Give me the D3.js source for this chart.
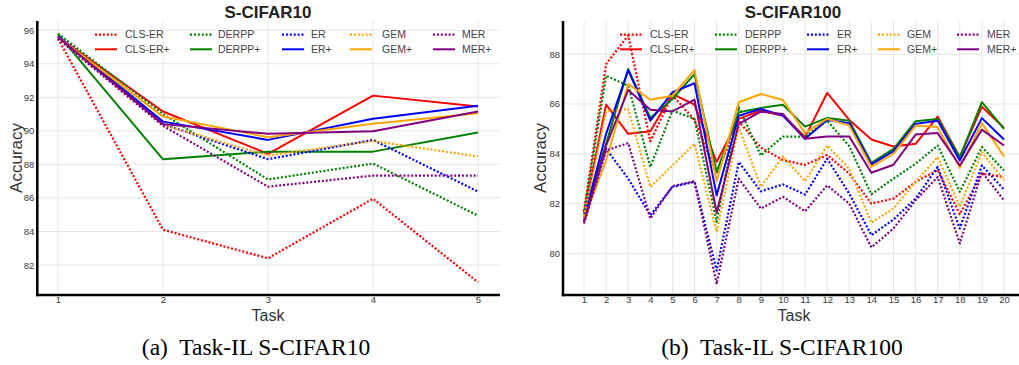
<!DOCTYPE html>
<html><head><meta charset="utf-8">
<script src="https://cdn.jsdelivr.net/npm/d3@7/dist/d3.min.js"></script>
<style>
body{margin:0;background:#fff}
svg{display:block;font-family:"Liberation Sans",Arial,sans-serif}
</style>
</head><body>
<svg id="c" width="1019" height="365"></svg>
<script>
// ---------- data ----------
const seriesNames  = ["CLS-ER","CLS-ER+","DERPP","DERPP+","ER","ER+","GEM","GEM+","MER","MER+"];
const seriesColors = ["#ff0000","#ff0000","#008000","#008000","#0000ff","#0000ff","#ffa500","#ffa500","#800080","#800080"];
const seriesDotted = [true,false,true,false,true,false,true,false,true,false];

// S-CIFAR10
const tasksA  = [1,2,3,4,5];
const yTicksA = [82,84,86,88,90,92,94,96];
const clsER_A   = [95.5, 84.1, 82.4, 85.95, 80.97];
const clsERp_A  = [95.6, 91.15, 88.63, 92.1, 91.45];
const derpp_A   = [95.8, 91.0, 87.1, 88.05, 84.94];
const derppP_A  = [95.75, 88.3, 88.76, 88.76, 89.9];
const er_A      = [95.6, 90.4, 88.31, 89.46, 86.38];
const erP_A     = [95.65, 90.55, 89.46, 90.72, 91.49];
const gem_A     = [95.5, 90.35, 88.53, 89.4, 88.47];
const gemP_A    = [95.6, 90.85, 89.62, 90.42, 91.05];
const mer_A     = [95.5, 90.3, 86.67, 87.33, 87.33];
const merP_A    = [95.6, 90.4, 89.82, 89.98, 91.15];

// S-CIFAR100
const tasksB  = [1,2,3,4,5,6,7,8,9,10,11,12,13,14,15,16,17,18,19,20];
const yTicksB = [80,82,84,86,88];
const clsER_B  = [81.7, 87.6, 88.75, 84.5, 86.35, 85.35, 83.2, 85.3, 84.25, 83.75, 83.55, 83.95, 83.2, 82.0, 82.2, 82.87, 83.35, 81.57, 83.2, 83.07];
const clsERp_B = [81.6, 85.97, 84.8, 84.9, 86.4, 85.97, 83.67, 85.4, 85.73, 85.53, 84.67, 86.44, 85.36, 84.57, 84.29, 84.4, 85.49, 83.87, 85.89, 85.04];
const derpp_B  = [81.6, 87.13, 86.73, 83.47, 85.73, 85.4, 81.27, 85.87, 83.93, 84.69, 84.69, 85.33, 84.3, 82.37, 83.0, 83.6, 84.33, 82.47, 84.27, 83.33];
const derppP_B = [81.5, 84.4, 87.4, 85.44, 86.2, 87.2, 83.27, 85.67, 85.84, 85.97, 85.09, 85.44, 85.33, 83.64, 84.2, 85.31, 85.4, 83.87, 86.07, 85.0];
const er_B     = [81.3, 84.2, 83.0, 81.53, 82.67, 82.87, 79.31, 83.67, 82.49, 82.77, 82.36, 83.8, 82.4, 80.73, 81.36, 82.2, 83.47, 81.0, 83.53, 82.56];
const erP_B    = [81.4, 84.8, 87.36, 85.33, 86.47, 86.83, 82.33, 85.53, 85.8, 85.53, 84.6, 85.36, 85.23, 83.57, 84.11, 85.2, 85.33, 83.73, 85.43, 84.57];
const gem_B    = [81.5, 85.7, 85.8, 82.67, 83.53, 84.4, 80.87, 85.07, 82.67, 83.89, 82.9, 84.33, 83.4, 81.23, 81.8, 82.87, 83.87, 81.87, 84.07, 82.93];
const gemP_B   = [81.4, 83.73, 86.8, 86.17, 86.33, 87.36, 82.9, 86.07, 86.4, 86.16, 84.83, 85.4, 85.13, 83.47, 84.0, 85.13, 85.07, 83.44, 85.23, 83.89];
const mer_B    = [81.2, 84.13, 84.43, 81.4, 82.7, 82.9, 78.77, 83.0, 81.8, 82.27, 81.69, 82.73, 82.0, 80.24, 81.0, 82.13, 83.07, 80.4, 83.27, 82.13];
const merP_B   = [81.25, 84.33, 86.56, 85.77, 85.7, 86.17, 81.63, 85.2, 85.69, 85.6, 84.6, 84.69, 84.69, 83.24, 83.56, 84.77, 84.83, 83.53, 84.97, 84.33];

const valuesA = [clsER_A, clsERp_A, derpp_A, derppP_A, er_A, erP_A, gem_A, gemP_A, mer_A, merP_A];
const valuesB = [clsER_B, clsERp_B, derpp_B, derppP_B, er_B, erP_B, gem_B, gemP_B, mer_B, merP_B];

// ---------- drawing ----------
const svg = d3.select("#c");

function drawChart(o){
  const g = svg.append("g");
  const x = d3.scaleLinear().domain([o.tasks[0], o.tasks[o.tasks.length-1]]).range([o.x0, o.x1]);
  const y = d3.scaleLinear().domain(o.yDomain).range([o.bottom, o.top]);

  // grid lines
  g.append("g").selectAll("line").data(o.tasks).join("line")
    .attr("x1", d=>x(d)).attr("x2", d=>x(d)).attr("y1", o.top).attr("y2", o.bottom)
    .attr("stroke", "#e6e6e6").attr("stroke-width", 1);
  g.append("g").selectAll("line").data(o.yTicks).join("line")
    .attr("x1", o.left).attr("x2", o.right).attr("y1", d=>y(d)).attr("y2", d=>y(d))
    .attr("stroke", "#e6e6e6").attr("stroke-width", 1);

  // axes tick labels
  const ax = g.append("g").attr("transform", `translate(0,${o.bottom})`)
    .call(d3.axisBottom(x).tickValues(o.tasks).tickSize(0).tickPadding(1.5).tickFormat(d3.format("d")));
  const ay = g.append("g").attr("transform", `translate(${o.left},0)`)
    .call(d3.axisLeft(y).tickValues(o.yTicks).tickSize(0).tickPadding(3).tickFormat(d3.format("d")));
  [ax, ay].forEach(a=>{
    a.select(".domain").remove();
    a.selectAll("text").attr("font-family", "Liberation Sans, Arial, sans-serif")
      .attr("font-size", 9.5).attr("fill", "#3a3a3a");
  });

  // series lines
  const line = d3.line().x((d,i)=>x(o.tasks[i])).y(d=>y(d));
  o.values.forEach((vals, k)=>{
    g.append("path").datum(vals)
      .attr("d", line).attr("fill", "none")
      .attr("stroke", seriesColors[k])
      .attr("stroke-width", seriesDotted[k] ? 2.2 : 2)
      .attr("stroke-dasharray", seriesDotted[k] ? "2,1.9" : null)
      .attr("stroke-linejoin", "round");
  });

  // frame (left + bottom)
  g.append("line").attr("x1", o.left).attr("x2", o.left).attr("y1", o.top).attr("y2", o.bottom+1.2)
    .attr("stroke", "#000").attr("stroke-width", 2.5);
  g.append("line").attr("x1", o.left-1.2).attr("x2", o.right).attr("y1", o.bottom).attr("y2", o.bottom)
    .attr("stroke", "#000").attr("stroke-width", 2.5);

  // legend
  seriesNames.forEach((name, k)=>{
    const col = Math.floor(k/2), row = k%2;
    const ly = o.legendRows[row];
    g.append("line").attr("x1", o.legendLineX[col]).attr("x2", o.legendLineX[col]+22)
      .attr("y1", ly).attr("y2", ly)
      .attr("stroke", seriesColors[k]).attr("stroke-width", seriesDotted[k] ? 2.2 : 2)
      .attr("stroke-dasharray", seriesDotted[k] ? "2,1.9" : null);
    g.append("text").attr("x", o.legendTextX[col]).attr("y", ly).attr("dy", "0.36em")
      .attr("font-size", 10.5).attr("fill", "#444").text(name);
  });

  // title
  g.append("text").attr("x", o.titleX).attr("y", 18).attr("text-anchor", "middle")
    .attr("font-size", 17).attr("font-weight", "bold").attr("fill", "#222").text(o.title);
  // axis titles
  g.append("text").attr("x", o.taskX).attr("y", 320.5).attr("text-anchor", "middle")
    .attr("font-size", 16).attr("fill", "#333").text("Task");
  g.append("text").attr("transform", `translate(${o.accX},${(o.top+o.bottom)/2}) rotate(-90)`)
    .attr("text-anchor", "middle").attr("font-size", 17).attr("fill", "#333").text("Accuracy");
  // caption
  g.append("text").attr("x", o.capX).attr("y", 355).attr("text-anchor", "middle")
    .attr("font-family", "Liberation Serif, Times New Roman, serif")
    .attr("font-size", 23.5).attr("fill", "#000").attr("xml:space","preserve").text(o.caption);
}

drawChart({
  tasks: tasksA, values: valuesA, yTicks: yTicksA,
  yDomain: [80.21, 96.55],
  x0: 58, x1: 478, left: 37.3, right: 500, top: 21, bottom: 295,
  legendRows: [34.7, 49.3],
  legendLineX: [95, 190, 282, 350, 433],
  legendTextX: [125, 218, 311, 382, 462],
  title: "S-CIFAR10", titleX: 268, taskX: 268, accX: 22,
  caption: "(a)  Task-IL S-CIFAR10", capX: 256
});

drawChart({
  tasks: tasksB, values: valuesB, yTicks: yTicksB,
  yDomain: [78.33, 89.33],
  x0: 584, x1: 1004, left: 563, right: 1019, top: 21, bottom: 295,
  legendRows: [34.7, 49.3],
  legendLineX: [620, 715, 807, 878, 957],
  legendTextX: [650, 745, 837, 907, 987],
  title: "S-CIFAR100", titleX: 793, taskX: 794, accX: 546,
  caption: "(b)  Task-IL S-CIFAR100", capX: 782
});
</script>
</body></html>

# # # #

Write out again, exactly, the lines from the start of the listing up to the line containing "89.82, 89.98, 91.15];", with both ends and without pictures.

Give me the D3.js source for this chart.
<!DOCTYPE html>
<html><head><meta charset="utf-8">
<script src="https://cdn.jsdelivr.net/npm/d3@7/dist/d3.min.js"></script>
<style>
body{margin:0;background:#fff}
svg{display:block;font-family:"Liberation Sans",Arial,sans-serif}
</style>
</head><body>
<svg id="c" width="1019" height="365"></svg>
<script>
// ---------- data ----------
const seriesNames  = ["CLS-ER","CLS-ER+","DERPP","DERPP+","ER","ER+","GEM","GEM+","MER","MER+"];
const seriesColors = ["#ff0000","#ff0000","#008000","#008000","#0000ff","#0000ff","#ffa500","#ffa500","#800080","#800080"];
const seriesDotted = [true,false,true,false,true,false,true,false,true,false];

// S-CIFAR10
const tasksA  = [1,2,3,4,5];
const yTicksA = [82,84,86,88,90,92,94,96];
const clsER_A   = [95.5, 84.1, 82.4, 85.95, 80.97];
const clsERp_A  = [95.6, 91.15, 88.63, 92.1, 91.45];
const derpp_A   = [95.8, 91.0, 87.1, 88.05, 84.94];
const derppP_A  = [95.75, 88.3, 88.76, 88.76, 89.9];
const er_A      = [95.6, 90.4, 88.31, 89.46, 86.38];
const erP_A     = [95.65, 90.55, 89.46, 90.72, 91.49];
const gem_A     = [95.5, 90.35, 88.53, 89.4, 88.47];
const gemP_A    = [95.6, 90.85, 89.62, 90.42, 91.05];
const mer_A     = [95.5, 90.3, 86.67, 87.33, 87.33];
const merP_A    = [95.6, 90.4, 89.82, 89.98, 91.15];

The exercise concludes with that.